Xiaozhi Claw

WarnAudited by ClawScan on May 10, 2026.

Overview

The skill mostly matches its stated XiaoZhi voice-bridge purpose, but it opens an unauthenticated WebSocket channel that can send messages directly to your OpenClaw agent.

Only install this if you understand that it starts a WebSocket server for hardware voice input. Use it on a trusted network, do not expose port 8080 broadly, protect your Doubao credentials, and prefer a version that adds authenticated pairing, rate limits, and clear credential/capability declarations.

Findings (5)

Artifact-based informational review of SKILL.md, metadata, install specs, static scan signals, and capability signals.
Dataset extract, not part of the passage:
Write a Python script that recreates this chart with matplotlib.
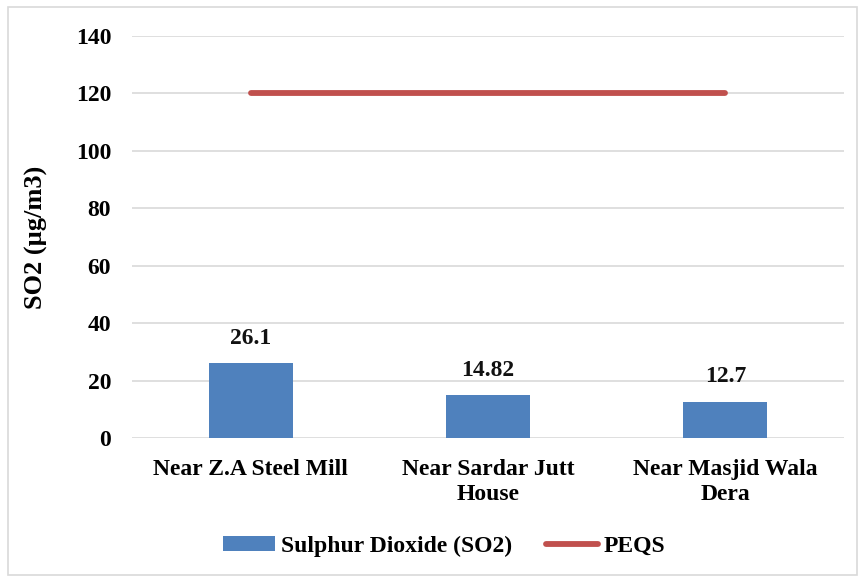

ClawScan does not execute the skill or run runtime probes.

What this means

Anyone who can reach the listening port could send prompts or commands to the user's agent and potentially use whatever capabilities that agent has.

Why it was flagged

Network WebSocket messages are converted directly into OpenClaw agent messages, and the provided handler does not show an authentication, pairing, or approval check before calling the agent.

Skill content
wss = new WebSocketServer({ port }); ... await handleXiaozhiMessage(deviceId, message, ctx); ... ctx.agent.processMessage({ from: deviceId, text: userText, channel: "xiaozhi" })
Recommendation

Require a pairing secret or authenticated device token before forwarding messages to the agent, bind to localhost or a trusted interface by default, and document the exposure clearly.

What this means

A nearby or otherwise reachable client may impersonate a XiaoZhi device, inject voice/text input, or receive responses intended for the hardware.

Why it was flagged

The device identity is derived from the request URL and then trusted as the session identity; the code shown does not verify device identity, origin, or transport security.

Skill content
const deviceId = req.url?.split("?")[0].slice(1) || "unknown"; ... clients.set(deviceId, { ws, audioStream, audioBuffer: [], isListening: false, doubaoService })
Recommendation

Verify device identity with a shared secret or signed pairing flow, reject unknown origins/paths, and prefer encrypted transport where feasible.

What this means

A bad or malfunctioning client could consume memory, keep the service busy, or drive unexpected third-party API usage and cost.

Why it was flagged

Audio frames from a connected client are buffered without a visible size, time, client-count, or rate limit, then can trigger downstream STT processing.

Skill content
session.audioBuffer.push(data); ... const fullAudio = Buffer.concat(session.audioBuffer); ... userText = await session.doubaoService.speechToText(wavData, AUDIO_CONFIG.sampleRate)
Recommendation

Add maximum payload sizes, recording-duration limits, client limits, rate limits, timeouts, and explicit error handling for oversized sessions.

What this means

The Doubao token may incur provider usage and billing, especially if the WebSocket endpoint is exposed to untrusted clients.

Why it was flagged

The skill uses a Doubao API token from the environment to perform STT/TTS. This is expected for the advertised provider integration, but it is sensitive account authority.

Skill content
appId: process.env.DOUBAO_APP_ID || '', accessToken: process.env.DOUBAO_ACCESS_TOKEN || '' ... 'Authorization': `Bearer ${this.config.accessToken}`
Recommendation

Use a least-privileged token if available, set provider quotas, protect the .env file, and ensure the registry metadata declares the required credentials.

What this means

A future install could resolve dependency versions that differ from the reviewed environment.

Why it was flagged

The plugin depends on external npm packages with range-based versions. These dependencies are purpose-aligned, but the provided artifacts do not include a lockfile.

Skill content
"dependencies": { "dotenv": "^16.3.1", "ws": "^8.14.2", "opusscript": "^0.1.1" }
Recommendation

Install from a trusted source and prefer a reviewed lockfile or pinned dependency versions for deployment.